---- COLLECTED DATA

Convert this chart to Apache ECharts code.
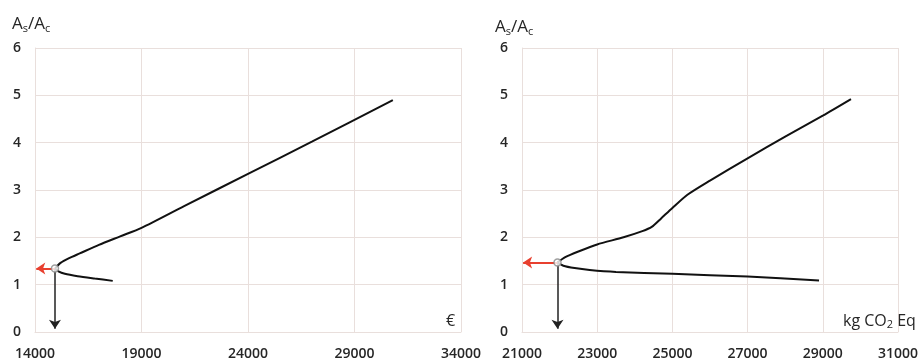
<!DOCTYPE html>
<html><head><meta charset="utf-8">
<script src="https://cdn.jsdelivr.net/npm/echarts@6/dist/echarts.min.js"></script>
<style>html,body{margin:0;padding:0;background:#fff}#c{width:921px;height:361px}</style>
</head><body><div id="c"></div>
<script>
// ---- data ----
const yTicks = [0, 1, 2, 3, 4, 5, 6];
const costTicks = [14000, 19000, 24000, 29000, 34000];
const co2Ticks = [21000, 23000, 25000, 27000, 29000, 31000];

const costUpper = [[14937,1.34],[15200,1.46],[15600,1.56],[16100,1.66],[17000,1.84],[18000,2.02],[19000,2.2],[21000,2.66],[24000,3.34],[27000,4.02],[30800,4.9]];
const costLower = [[14937,1.34],[15100,1.28],[15400,1.23],[16000,1.18],[16800,1.13],[17650,1.08]];
const costOptimum = [14937, 1.34];
const costRedArrowEnd = [14060, 1.34];
const costBlackArrowEnd = [14937, 0.07];

const co2Upper = [[21944,1.47],[22150,1.58],[22500,1.7],[23000,1.85],[23700,2.0],[24200,2.13],[24450,2.22],[24700,2.4],[25000,2.62],[25400,2.9],[26000,3.2],[27000,3.67],[28000,4.13],[29000,4.57],[29750,4.92]];
const co2Lower = [[21944,1.47],[22100,1.40],[22400,1.35],[22800,1.31],[23500,1.27],[25000,1.23],[27000,1.17],[28900,1.09]];
const co2Optimum = [21944, 1.47];
const co2RedArrowEnd = [21030, 1.47];
const co2BlackArrowEnd = [21944, 0.07];

// ---- style ----
const FONT = 'Open Sans';
const gridColor = '#e9dfdc';
const textColor = '#262626';

function xAxisCfg(gi, ticks) {
  return {
    type: 'value', gridIndex: gi, min: ticks[0], max: ticks[ticks.length - 1],
    axisLine: { show: true, lineStyle: { color: gridColor } },
    axisTick: { show: false, customValues: ticks },
    axisLabel: { customValues: ticks, margin: 15, color: textColor, fontSize: 14, fontFamily: FONT,
      fontWeight: 600, formatter: v => String(v) },
    splitLine: { show: true, lineStyle: { color: gridColor, width: 1 } }
  };
}
function yAxisCfg(gi) {
  return {
    type: 'value', gridIndex: gi, min: yTicks[0], max: yTicks[yTicks.length - 1], interval: 1,
    axisLine: { show: true, lineStyle: { color: gridColor } },
    axisTick: { show: false },
    axisLabel: { margin: 14, color: textColor, fontSize: 14, fontFamily: FONT, fontWeight: 600 },
    splitLine: { show: true, lineStyle: { color: gridColor, width: 1 } }
  };
}
function curve(gi, data) {
  return { type: 'line', xAxisIndex: gi, yAxisIndex: gi, data: data, smooth: 0.25,
    showSymbol: false, symbol: 'none', lineStyle: { color: '#111', width: 2 }, z: 3, animation: false };
}
function arrows(gi, opt, redEnd, blackEnd) {
  return { type: 'scatter', xAxisIndex: gi, yAxisIndex: gi, data: [], z: 2, animation: false,
    markLine: { silent: true, animation: false, symbol: ['none', 'arrow'], symbolSize: 9, label: { show: false },
      data: [
        [{ coord: opt, lineStyle: { color: '#e8402f', width: 2, type: 'solid' } }, { coord: redEnd }],
        [{ coord: opt, lineStyle: { color: '#222', width: 1.5, type: 'solid' } }, { coord: blackEnd }]
      ] } };
}
function marker(gi, opt) {
  return { type: 'scatter', xAxisIndex: gi, yAxisIndex: gi, data: [opt], symbol: 'circle', symbolSize: 7, z: 5,
    itemStyle: { color: '#fff', borderColor: '#888', borderWidth: 1.5 }, animation: false };
}
const richTitle = {
  a: { fontSize: 17, fontFamily: FONT, color: textColor, lineHeight: 20, fontWeight: 'normal' },
  s: { fontSize: 11, fontFamily: FONT, color: textColor, lineHeight: 3, verticalAlign: 'bottom', fontWeight: 'normal' }
};
const richUnit = {
  b: { fontSize: 16, fontFamily: FONT, color: textColor, lineHeight: 18, fontWeight: 'normal' },
  t: { fontSize: 11, fontFamily: FONT, color: textColor, lineHeight: 3, verticalAlign: 'bottom', fontWeight: 'normal' }
};

const chart = echarts.init(document.getElementById('c'), null, { renderer: 'canvas' });
chart.setOption({
  backgroundColor: '#fff',
  animation: false,
  title: [
    { text: '{a|A}{s|s}{a|/A}{s|c}', left: 12, top: 14, padding: 0, textStyle: { fontWeight: 'normal', rich: richTitle } },
    { text: '{a|A}{s|s}{a|/A}{s|c}', left: 495, top: 17, padding: 0, textStyle: { fontWeight: 'normal', rich: richTitle } },
    { text: '€', left: 446, top: 313, padding: 0, textStyle: { fontSize: 16, fontFamily: FONT, color: textColor, fontWeight: 'normal' } },
    { text: '{b|kg CO}{t|2}{b| Eq}', left: 843, top: 312, padding: 0, textStyle: { fontWeight: 'normal', rich: richUnit } }
  ],
  grid: [
    { left: 35, right: 460, top: 48, bottom: 27 },
    { left: 522, right: 21, top: 48, bottom: 27 }
  ],
  xAxis: [xAxisCfg(0, costTicks), xAxisCfg(1, co2Ticks)],
  yAxis: [yAxisCfg(0), yAxisCfg(1)],
  series: [
    arrows(0, costOptimum, costRedArrowEnd, costBlackArrowEnd),
    curve(0, costUpper), curve(0, costLower), marker(0, costOptimum),
    arrows(1, co2Optimum, co2RedArrowEnd, co2BlackArrowEnd),
    curve(1, co2Upper), curve(1, co2Lower), marker(1, co2Optimum)
  ]
});
</script>
</body></html>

--------

WHAT YOU ARE ASKED TO DO =
The lines from the top of the data above through the one holding "const co2Ticks = [21000, 23000, 25000, 27000, 29000, 31000];" are to be repeated exactly, and only those, with no pictures.

FINAL ANSWER =
Convert this chart to Apache ECharts code.
<!DOCTYPE html>
<html><head><meta charset="utf-8">
<script src="https://cdn.jsdelivr.net/npm/echarts@6/dist/echarts.min.js"></script>
<style>html,body{margin:0;padding:0;background:#fff}#c{width:921px;height:361px}</style>
</head><body><div id="c"></div>
<script>
// ---- data ----
const yTicks = [0, 1, 2, 3, 4, 5, 6];
const costTicks = [14000, 19000, 24000, 29000, 34000];
const co2Ticks = [21000, 23000, 25000, 27000, 29000, 31000];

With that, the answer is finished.